■ What is being asked ■
Copy out every line in which the string "with" occurs.

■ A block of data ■
--------------------
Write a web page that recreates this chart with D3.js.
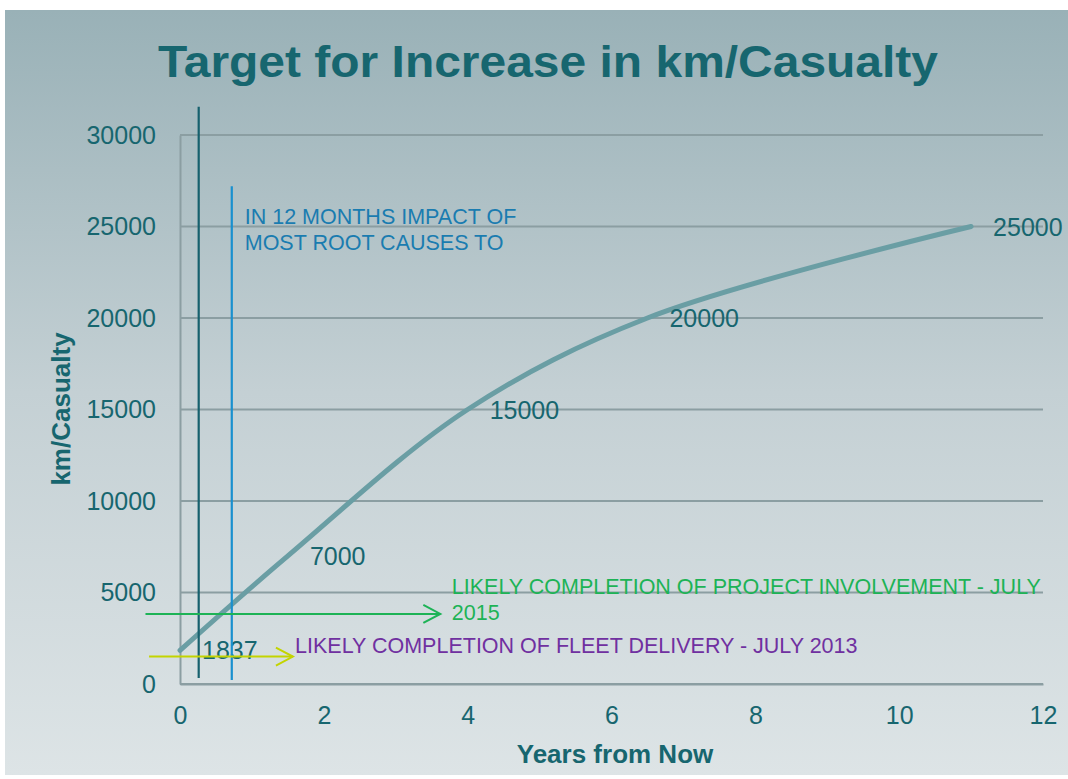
<!DOCTYPE html>
<html>
<head>
<meta charset="utf-8">
<script src="https://cdn.jsdelivr.net/npm/d3@7"></script>
<style>
    html, body { margin: 0; padding: 0; background: #fff; }
    svg { display: block; font-family: "Liberation Sans", Arial, sans-serif; }
</style>
</head>
<body>
<div id="chart"></div>
<script>
    'use strict';

    // Chart values
    var years = [0, 1.5, 4, 6.5, 11],
        kmPerCasualty = [1837, 7000, 15000, 20000, 25000],
        xTicks = [0, 2, 4, 6, 8, 10, 12],
        yTicks = [0, 5000, 10000, 15000, 20000, 25000, 30000],
        markerYears = [0.26, 0.72],
        markerTops = [31550, 27200],
        markerBottoms = [330, 220],
        arrowStarts = [-0.48, -0.43],
        arrowEnds = [3.62, 1.57],
        arrowLevels = [3830, 1500],
        notes = [
            ['IN 12 MONTHS IMPACT OF', 'MOST ROOT CAUSES TO'],
            ['LIKELY COMPLETION OF PROJECT INVOLVEMENT - JULY', '2015'],
            ['LIKELY COMPLETION OF FLEET DELIVERY - JULY 2013']
        ],
        noteYears = [0.9, 3.78, 1.6],
        noteLevels = [25150, 4900, 1700];

    var width = 1068,
        height = 779,
        margin = { top: 135, right: 25, bottom: 95, left: 180 },
        inkTeal = '#17666f',
        gridColour = '#8b9ea2';

    var svg = d3.select('#chart').append('svg')
        .attr('width', width)
        .attr('height', height);

    var defs = svg.append('defs');
    var grad = defs.append('linearGradient')
        .attr('id', 'bg')
        .attr('x1', 0).attr('y1', 0)
        .attr('x2', 0).attr('y2', 1);
    grad.append('stop').attr('offset', '0%').attr('stop-color', '#99b1b7');
    grad.append('stop').attr('offset', '50%').attr('stop-color', '#c4d0d4');
    grad.append('stop').attr('offset', '100%').attr('stop-color', '#dde4e6');

    svg.append('rect')
        .attr('x', 5)
        .attr('y', 10)
        .attr('width', width - 5)
        .attr('height', height - 14)
        .attr('fill', 'url(#bg)');

    var x = d3.scaleLinear()
        .domain([0, 12])
        .range([margin.left, width - margin.right]);

    var y = d3.scaleLinear()
        .domain([0, 30000])
        .range([height - margin.bottom, margin.top]);

    // Title
    svg.append('text')
        .attr('x', 548)
        .attr('y', 77)
        .attr('text-anchor', 'middle')
        .attr('font-size', 44)
        .attr('font-weight', 'bold')
        .attr('fill', inkTeal)
        .attr('textLength', 780)
        .attr('lengthAdjust', 'spacingAndGlyphs')
        .text('Target for Increase in km/Casualty');

    // Gridlines
    svg.append('g')
        .selectAll('line')
        .data(yTicks)
        .enter()
        .append('line')
        .attr('x1', x(0))
        .attr('x2', x(12))
        .attr('y1', function (d) { return y(d); })
        .attr('y2', function (d) { return y(d); })
        .attr('stroke', gridColour)
        .attr('stroke-width', 2);

    // Axes
    var yAxis = svg.append('g')
        .attr('transform', 'translate(' + x(0) + ',0)')
        .call(d3.axisLeft(y).tickValues(yTicks).tickSize(0).tickPadding(24)
            .tickFormat(d3.format('d')));
    yAxis.select('.domain').attr('stroke', gridColour).attr('stroke-width', 2);
    yAxis.selectAll('text')
        .attr('font-size', 25)
        .attr('fill', inkTeal)
        .attr('font-family', '"Liberation Sans", Arial, sans-serif');

    var xAxis = svg.append('g')
        .attr('transform', 'translate(0,' + y(0) + ')')
        .call(d3.axisBottom(x).tickValues(xTicks).tickSize(0).tickPadding(22));
    xAxis.select('.domain').attr('stroke', gridColour).attr('stroke-width', 2);
    xAxis.selectAll('text')
        .attr('font-size', 25)
        .attr('fill', inkTeal)
        .attr('font-family', '"Liberation Sans", Arial, sans-serif');

    svg.append('text')
        .attr('x', 615)
        .attr('y', 763)
        .attr('text-anchor', 'middle')
        .attr('font-size', 26)
        .attr('font-weight', 'bold')
        .attr('fill', inkTeal)
        .text('Years from Now');

    svg.append('text')
        .attr('transform', 'translate(70,409) rotate(-90)')
        .attr('text-anchor', 'middle')
        .attr('font-size', 26)
        .attr('font-weight', 'bold')
        .attr('fill', inkTeal)
        .text('km/Casualty');

    // Target curve
    var points = years.map(function (d, i) { return [d, kmPerCasualty[i]]; });

    var line = d3.line()
        .x(function (d) { return x(d[0]); })
        .y(function (d) { return y(d[1]); })
        .curve(d3.curveCatmullRom);

    svg.append('path')
        .datum(points)
        .attr('d', line)
        .attr('fill', 'none')
        .attr('stroke', '#6a9ea4')
        .attr('stroke-width', 5)
        .attr('stroke-linecap', 'round');

    svg.append('g')
        .selectAll('text')
        .data(points)
        .enter()
        .append('text')
        .attr('x', function (d) { return x(d[0]) + 22; })
        .attr('y', function (d) { return y(d[1]); })
        .attr('dy', '0.36em')
        .attr('font-size', 25)
        .attr('fill', inkTeal)
        .text(function (d) { return d[1]; });

    // Vertical markers
    var markerColours = ['#16606d', '#1990cf'];
    svg.append('g')
        .selectAll('line')
        .data(markerYears)
        .enter()
        .append('line')
        .attr('x1', function (d) { return x(d); })
        .attr('x2', function (d) { return x(d); })
        .attr('y1', function (d, i) { return y(markerTops[i]); })
        .attr('y2', function (d, i) { return y(markerBottoms[i]); })
        .attr('stroke', function (d, i) { return markerColours[i]; })
        .attr('stroke-width', 2.2);

    // Arrows
    var arrowColours = ['#1db356', '#c3d400'];
    var arrows = svg.append('g')
        .selectAll('g')
        .data(arrowEnds)
        .enter()
        .append('g')
        .attr('stroke', function (d, i) { return arrowColours[i]; })
        .attr('stroke-width', 2)
        .attr('fill', 'none');

    arrows.append('line')
        .attr('x1', function (d, i) { return x(arrowStarts[i]); })
        .attr('x2', function (d) { return x(d); })
        .attr('y1', function (d, i) { return y(arrowLevels[i]); })
        .attr('y2', function (d, i) { return y(arrowLevels[i]); });

    arrows.append('path')
        .attr('d', function (d, i) {
            var ex = x(d), ey = y(arrowLevels[i]);
            return 'M' + (ex - 17) + ',' + (ey - 9) + 'L' + ex + ',' + ey +
                'L' + (ex - 17) + ',' + (ey + 9);
        });

    // Notes
    var noteColours = ['#1a7cb0', '#1db356', '#7030a0'];
    var noteGroups = svg.append('g')
        .selectAll('text')
        .data(notes)
        .enter()
        .append('text')
        .attr('x', function (d, i) { return x(noteYears[i]); })
        .attr('y', function (d, i) { return y(noteLevels[i]); })
        .attr('font-size', 21.5)
        .attr('fill', function (d, i) { return noteColours[i]; });

    noteGroups.selectAll('tspan')
        .data(function (d) { return d; })
        .enter()
        .append('tspan')
        .attr('x', function () { return d3.select(this.parentNode).attr('x'); })
        .attr('dy', function (d, i) { return i === 0 ? 0 : 26; })
        .text(function (d) { return d; });
</script>
</body>
</html>
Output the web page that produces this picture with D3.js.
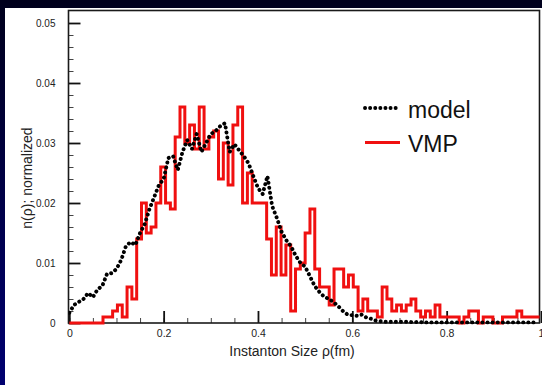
<!DOCTYPE html>
<html>
<head>
<meta charset="utf-8">
<script src="https://cdn.jsdelivr.net/npm/d3@7"></script>
<style>
  html, body { margin: 0; padding: 0; background: #000040; }
  svg { display: block; font-family: "Liberation Sans", Arial, Helvetica, sans-serif; }
</style>
</head>
<body>
<svg id="chart" width="542" height="385"></svg>
<script>
// model curve, sampled every 0.01 fm from 0 to 0.99
const modelStep = 0.01;
const modelValues = [
  0.0017, 0.0030, 0.0035, 0.0040, 0.0050, 0.0043, 0.0056, 0.0062, 0.0082, 0.0083,
  0.0090, 0.0105, 0.0128, 0.0135, 0.0130, 0.0150, 0.0165, 0.0190, 0.0210, 0.0230,
  0.0240, 0.0275, 0.0278, 0.0255, 0.0285, 0.0305, 0.0290, 0.0315, 0.0285, 0.0300,
  0.0315, 0.0320, 0.0328, 0.0333, 0.0285, 0.0298, 0.0288, 0.0278, 0.0266, 0.0245,
  0.0225, 0.0215, 0.0245, 0.0195, 0.0175, 0.0152, 0.0138, 0.0128, 0.0112, 0.0100,
  0.0094, 0.0078, 0.0062, 0.0052, 0.0044, 0.0040, 0.0035, 0.0028, 0.0020, 0.0014,
  0.0013, 0.0012, 0.0014, 0.0009, 0.0007, 0.0004, 0.0003, 0.0002, 0.0002, 0.0002,
  0.0002, 0.0002, 0.0002, 0.0001, 0.0002, 0.0001, 0.0001, 0.0001, 0.0001, 0.0001,
  0.0001, 0.0001, 0.0001, 0.0001, 0.0001, 0.0001, 0.0001, 0.0001, 0.0001, 0.0001,
  0.0001, 0.0001, 0.0001, 0.0001, 0.0001, 0.0001, 0.0001, 0.0001, 0.0001, 0.0001
];

// VMP histogram, 98 bins over 0..1 fm
const vmpValues = [
  0, 0, 0, 0, 0, 0, 0, 0.001, 0.001, 0.002,
  0.003, 0.001, 0.006, 0.004, 0.014, 0.020, 0.015, 0.016, 0.020, 0.026,
  0.020, 0.019, 0.031, 0.036, 0.030, 0.033, 0.029, 0.036, 0.029, 0.031,
  0.032, 0.024, 0.030, 0.023, 0.033, 0.036, 0.020, 0.025, 0.020, 0.020,
  0.020, 0.014, 0.008, 0.016, 0.008, 0.013, 0.002, 0.009, 0.010, 0.015,
  0.019, 0.009, 0.006, 0.006, 0.003, 0.009, 0.009, 0.006, 0.008, 0.006,
  0.002, 0.004, 0.002, 0.002, 0.001, 0.006, 0.004, 0.002, 0.003, 0.002,
  0.003, 0.004, 0.002, 0.001, 0.002, 0.001, 0.003, 0.001, 0.001, 0.001,
  0.001, 0, 0.001, 0.002, 0.002, 0, 0.001, 0.001, 0, 0,
  0.001, 0.001, 0.001, 0.002, 0.001, 0.001, 0.001, 0.001
];
const vmpBinWidth = 1 / vmpValues.length;

const xTicks = [0, 0.2, 0.4, 0.6, 0.8, 1];
const xTickLabels = ["0", "0.2", "0.4", "0.6", "0.8", "1"];
const yTicks = [0, 0.01, 0.02, 0.03, 0.04, 0.05];
const yTickLabels = ["0", "0.01", "0.02", "0.03", "0.04", "0.05"];

const seriesNames = ["model", "VMP"];

const svg = d3.select("#chart");

// slide background
const defs = svg.append("defs");
const grad = defs.append("linearGradient")
  .attr("id", "bg").attr("x1", 0).attr("y1", 0).attr("x2", 0).attr("y2", 1);
grad.append("stop").attr("offset", "0%").attr("stop-color", "#00001c");
grad.append("stop").attr("offset", "100%").attr("stop-color", "#000070");
svg.append("rect").attr("width", 542).attr("height", 385).attr("fill", "url(#bg)");
svg.append("rect").attr("x", 5).attr("y", 8).attr("width", 537).attr("height", 377).attr("fill", "#ffffff");

const plotLeft = 68.5, plotRight = 539.5, plotTop = 10.5, plotBottom = 323;

const x = d3.scaleLinear().domain([0, 1]).range([69.3, 541]);
const y = d3.scaleLinear().domain([0, 0.05]).range([plotBottom, 23]);

defs.append("clipPath").attr("id", "plot")
  .append("rect").attr("x", plotLeft).attr("y", plotTop)
  .attr("width", plotRight - plotLeft).attr("height", plotBottom - plotTop + 2);

// minor ticks
svg.append("g")
  .attr("transform", "translate(" + plotLeft + ",0)")
  .call(d3.axisLeft(y).tickValues(d3.range(0, 0.0501, 0.002)).tickSize(-5).tickFormat(""))
  .call(g => g.select(".domain").remove())
  .call(g => g.selectAll("line").attr("stroke", "#444").attr("stroke-width", 1));

svg.append("g")
  .attr("transform", "translate(0," + plotBottom + ")")
  .call(d3.axisBottom(x).tickValues(d3.range(0, 0.99, 0.05)).tickSize(-5).tickFormat(""))
  .call(g => g.select(".domain").remove())
  .call(g => g.selectAll("line").attr("stroke", "#444").attr("stroke-width", 1));

// major ticks and labels
svg.append("g")
  .attr("transform", "translate(" + plotLeft + ",0)")
  .call(d3.axisLeft(y).tickValues(yTicks).tickSize(-12).tickPadding(13)
    .tickFormat((d, i) => yTickLabels[i]))
  .call(g => g.select(".domain").remove())
  .call(g => g.selectAll("line").attr("stroke", "#111").attr("stroke-width", 1.8))
  .call(g => g.selectAll("text").attr("font-size", 10).attr("fill", "#222")
    .attr("font-family", "Liberation Sans, Arial, sans-serif"));

svg.append("g")
  .attr("transform", "translate(0," + plotBottom + ")")
  .call(d3.axisBottom(x).tickValues(xTicks).tickSize(-12).tickPadding(7)
    .tickFormat((d, i) => xTickLabels[i]))
  .call(g => g.select(".domain").remove())
  .call(g => g.selectAll("line").attr("stroke", "#111").attr("stroke-width", 1.8))
  .call(g => g.selectAll("text").attr("font-size", 10.5).attr("fill", "#222")
    .attr("font-family", "Liberation Sans, Arial, sans-serif"));

// frame
svg.append("rect")
  .attr("x", plotLeft).attr("y", plotTop)
  .attr("width", plotRight - plotLeft).attr("height", plotBottom - plotTop)
  .attr("fill", "none").attr("stroke", "#1a1a1a").attr("stroke-width", 1.6);

const plot = svg.append("g").attr("clip-path", "url(#plot)");

// VMP histogram as a step line
const vmpPts = vmpValues.map((v, i) => [i * vmpBinWidth, v]);
vmpPts.push([1, vmpValues[vmpValues.length - 1]]);
plot.append("path")
  .datum(vmpPts)
  .attr("fill", "none")
  .attr("stroke", "#f01010")
  .attr("stroke-width", 3)
  .attr("d", d3.line().x(d => x(d[0])).y(d => y(d[1])).curve(d3.curveStepAfter));

// model curve, dotted
plot.append("path")
  .datum(modelValues.map((v, i) => [i * modelStep, v]))
  .attr("fill", "none")
  .attr("stroke", "#000")
  .attr("stroke-width", 3.9)
  .attr("stroke-linecap", "round")
  .attr("stroke-dasharray", "0.1 5")
  .attr("d", d3.line().x(d => x(d[0])).y(d => y(d[1])));

// axis titles
svg.append("text")
  .attr("x", 292).attr("y", 356)
  .attr("text-anchor", "middle")
  .attr("font-size", 14).attr("fill", "#222")
  .text("Instanton Size ρ(fm)");

svg.append("text")
  .attr("transform", "translate(31.5,178) rotate(-90)")
  .attr("text-anchor", "middle")
  .attr("font-size", 14).attr("fill", "#222")
  .text("n(ρ); normalized");

// legend
const legend = svg.append("g");
legend.append("line")
  .attr("x1", 365).attr("x2", 400).attr("y1", 108).attr("y2", 108)
  .attr("stroke", "#000").attr("stroke-width", 3.9)
  .attr("stroke-linecap", "round").attr("stroke-dasharray", "0.1 5");
legend.append("line")
  .attr("x1", 365).attr("x2", 400).attr("y1", 142.5).attr("y2", 142.5)
  .attr("stroke", "#f01010").attr("stroke-width", 3);
legend.append("text").attr("x", 408).attr("y", 118).attr("font-size", 23).attr("fill", "#111").text(seriesNames[0]);
legend.append("text").attr("x", 408).attr("y", 151.5).attr("font-size", 23).attr("fill", "#111").text(seriesNames[1]);
</script>
</body>
</html>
--------------------
■ Response to this exercise ■
Write a web page that recreates this chart with D3.js.
Output the web page that produces this picture with D3.js.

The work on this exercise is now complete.